Pokazał się też zbiór pod pseudonimem Alx z Poewiki. Tomik Kto? jest zbiorem rymowanych zagadek. Ta forma ma, jak wiadomo, długą i wdzięczną tradycję, ale nie traktowałbym tego epizodu jako poezji, raczej jako żart, może udany (to zależy od poczucia humoru). Ostatecznie jest to bliżej krzyżówki czy jakiejś gry towarzyskiej niż poezji i szczerze nie rozumiem decyzji o wydaniu takiego tomiku.

Maciej Filipek, Rezystory. Kolejna książka, przy której nie mogę się oprzeć wrażeniu, że pozoruje bunt, pozoruje off, „alternatywnego poetę”. Może problem jest w pomyleniu ekshibicjonizmu obliczonego na efekt z prawdziwą, mocną ekspresją (patrz – Domagała-Jakuć). Mimo wszystko, z książek serii SŻP z zeszłego roku, które wpadły mi w ręce, ta jest wyraźnie najlepsza. To nie jest zły tomik, ale...

Poza opisanymi debiutami dotarły do mnie jeszcze trzy, które wolę przemilczeć. Może w ogóle niewiele ich w tym roku? Nasze stowarzyszenie wydało za to aż pięć debiutanckich zbiorów i każdy jest inny. Są to tomiki Rafała Derdy, Dominiki Kaszuby, Roberta Kani, Marcina Kleinszmidta i Anny Mochalskiej.
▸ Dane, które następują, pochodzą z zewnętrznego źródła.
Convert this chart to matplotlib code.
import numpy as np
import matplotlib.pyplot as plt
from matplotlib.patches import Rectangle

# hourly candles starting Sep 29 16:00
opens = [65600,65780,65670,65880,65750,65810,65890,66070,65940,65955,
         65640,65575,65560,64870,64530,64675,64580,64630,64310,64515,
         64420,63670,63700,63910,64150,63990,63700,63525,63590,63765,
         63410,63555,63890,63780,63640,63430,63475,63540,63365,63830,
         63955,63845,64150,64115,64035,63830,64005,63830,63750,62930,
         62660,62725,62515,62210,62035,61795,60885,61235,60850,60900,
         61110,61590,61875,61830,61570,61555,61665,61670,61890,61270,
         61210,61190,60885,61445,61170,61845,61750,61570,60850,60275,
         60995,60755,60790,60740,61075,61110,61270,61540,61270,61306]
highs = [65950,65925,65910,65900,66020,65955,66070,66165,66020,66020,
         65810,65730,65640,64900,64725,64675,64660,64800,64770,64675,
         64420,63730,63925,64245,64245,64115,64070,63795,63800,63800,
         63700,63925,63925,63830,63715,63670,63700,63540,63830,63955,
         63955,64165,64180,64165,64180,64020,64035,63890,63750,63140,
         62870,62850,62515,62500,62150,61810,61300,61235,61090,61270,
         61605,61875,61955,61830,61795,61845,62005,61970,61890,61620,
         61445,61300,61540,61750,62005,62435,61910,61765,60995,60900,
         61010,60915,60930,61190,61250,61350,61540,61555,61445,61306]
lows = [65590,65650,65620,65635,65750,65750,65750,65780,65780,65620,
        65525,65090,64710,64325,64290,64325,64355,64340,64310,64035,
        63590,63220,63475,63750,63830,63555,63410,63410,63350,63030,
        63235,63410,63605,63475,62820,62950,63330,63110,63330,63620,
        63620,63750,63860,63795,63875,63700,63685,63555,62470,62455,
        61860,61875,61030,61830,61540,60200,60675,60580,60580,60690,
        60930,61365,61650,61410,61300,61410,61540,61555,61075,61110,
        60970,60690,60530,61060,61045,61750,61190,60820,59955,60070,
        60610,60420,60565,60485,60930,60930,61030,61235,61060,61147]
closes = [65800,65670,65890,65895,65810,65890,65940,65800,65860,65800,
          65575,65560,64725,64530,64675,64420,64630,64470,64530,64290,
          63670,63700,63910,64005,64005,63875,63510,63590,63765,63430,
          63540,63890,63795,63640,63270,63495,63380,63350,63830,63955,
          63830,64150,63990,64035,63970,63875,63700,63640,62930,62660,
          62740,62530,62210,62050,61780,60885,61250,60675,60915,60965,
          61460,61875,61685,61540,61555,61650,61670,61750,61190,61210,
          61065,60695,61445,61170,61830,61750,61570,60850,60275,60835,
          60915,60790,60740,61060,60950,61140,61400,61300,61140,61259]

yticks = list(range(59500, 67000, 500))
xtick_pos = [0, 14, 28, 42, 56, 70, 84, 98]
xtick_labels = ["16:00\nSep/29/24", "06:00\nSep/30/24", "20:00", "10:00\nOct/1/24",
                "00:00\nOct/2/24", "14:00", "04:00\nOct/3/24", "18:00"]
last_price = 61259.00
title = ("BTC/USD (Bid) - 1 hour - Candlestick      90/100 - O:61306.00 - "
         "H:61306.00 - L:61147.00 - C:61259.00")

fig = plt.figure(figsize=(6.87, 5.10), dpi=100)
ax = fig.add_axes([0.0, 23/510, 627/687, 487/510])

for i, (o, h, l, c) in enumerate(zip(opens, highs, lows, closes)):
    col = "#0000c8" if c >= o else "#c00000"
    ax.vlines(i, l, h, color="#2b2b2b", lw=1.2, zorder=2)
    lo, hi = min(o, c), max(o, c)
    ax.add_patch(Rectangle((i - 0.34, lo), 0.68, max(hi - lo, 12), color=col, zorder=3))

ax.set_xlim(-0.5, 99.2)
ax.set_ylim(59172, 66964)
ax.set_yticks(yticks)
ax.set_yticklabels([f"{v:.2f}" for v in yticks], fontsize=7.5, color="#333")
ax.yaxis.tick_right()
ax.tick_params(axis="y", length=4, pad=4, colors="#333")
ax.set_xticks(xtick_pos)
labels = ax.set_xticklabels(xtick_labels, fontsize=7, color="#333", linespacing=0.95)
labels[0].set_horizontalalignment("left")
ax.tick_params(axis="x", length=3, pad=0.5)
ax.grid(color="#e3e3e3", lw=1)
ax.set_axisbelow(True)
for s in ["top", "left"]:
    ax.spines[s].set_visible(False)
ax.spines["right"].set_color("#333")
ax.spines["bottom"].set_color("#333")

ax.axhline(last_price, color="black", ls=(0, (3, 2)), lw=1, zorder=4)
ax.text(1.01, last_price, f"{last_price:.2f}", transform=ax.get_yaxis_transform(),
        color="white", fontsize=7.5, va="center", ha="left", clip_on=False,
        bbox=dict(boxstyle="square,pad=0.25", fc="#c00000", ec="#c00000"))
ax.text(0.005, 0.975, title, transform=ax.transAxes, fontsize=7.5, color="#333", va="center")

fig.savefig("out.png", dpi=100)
Nie-debiuty: Instytut Mikołowski wypuścił jeden tomik (Podgląd zaniku), czy arkusz – trudno to określić – Macieja Meleckiego. Zawartość jest kontynuacją jego wcześniejszych książek i koncentruje się na języku jako świecie autonomicznym, immanentnym. Do czytania wyłącznie w pełnym skupieniu. Trudno się wypowiedzieć szerzej o takiej poezji, od roku próbuję napisać recenzję i jestem permanentnie w połowie – ilekolwiek bym nie napisał. Warte jednak polecenia, tego jestem pewien.

W podobnym kierunku od czasu Demoludów zmierza Piotr Gajda (także od roku walczę z recenzją i także odkąd pamiętam jestem w połowie). Jego najnowszy Golem – jak się zdaje – jest w podobnej relacji do Demoludów, jak Zwłoka była do Hostelu. Nie jest to ani próba kontynuacji (w znaczeniu pogoni za własnym ogonem), ani pójścia o krok dalej. Najlepszym słowem byłaby chyba „eksploracja”. Wymaga więcej niż jednego czytania i jest dla mnie za wcześnie, żebym powiedział coś więcej.
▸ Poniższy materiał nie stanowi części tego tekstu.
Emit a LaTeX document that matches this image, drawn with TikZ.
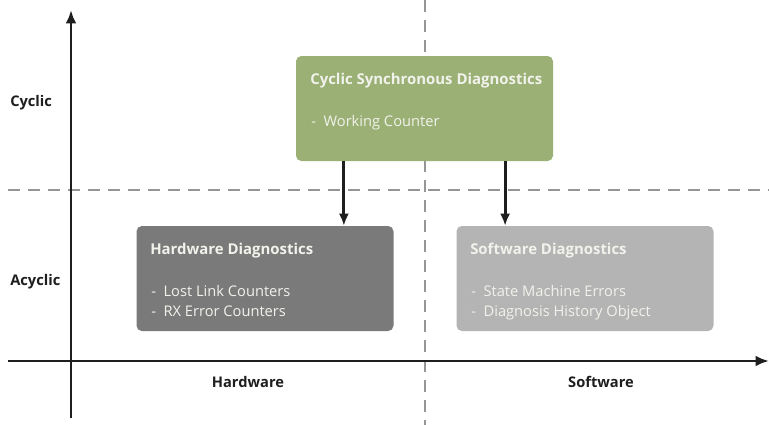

Warto przeczytać też Geranium nieżyjącego już Macieja Niemca oraz Pocztówki dźwiękowe Macieja Woźniaka. Ta druga książka potwierdza talent i solidne doświadczenie autora, chociaż nie dorównuje Ucieczce z Elei, przynajmniej w moim przekonaniu. Ucieczce z Elei zresztą niewiele książek poetyckich może dorównać, więc nie ma też sensu wszystkiego do niej porównywać. Jednak na drugi „pik” Woźniaka przyjdzie nam jeszcze trochę poczekać.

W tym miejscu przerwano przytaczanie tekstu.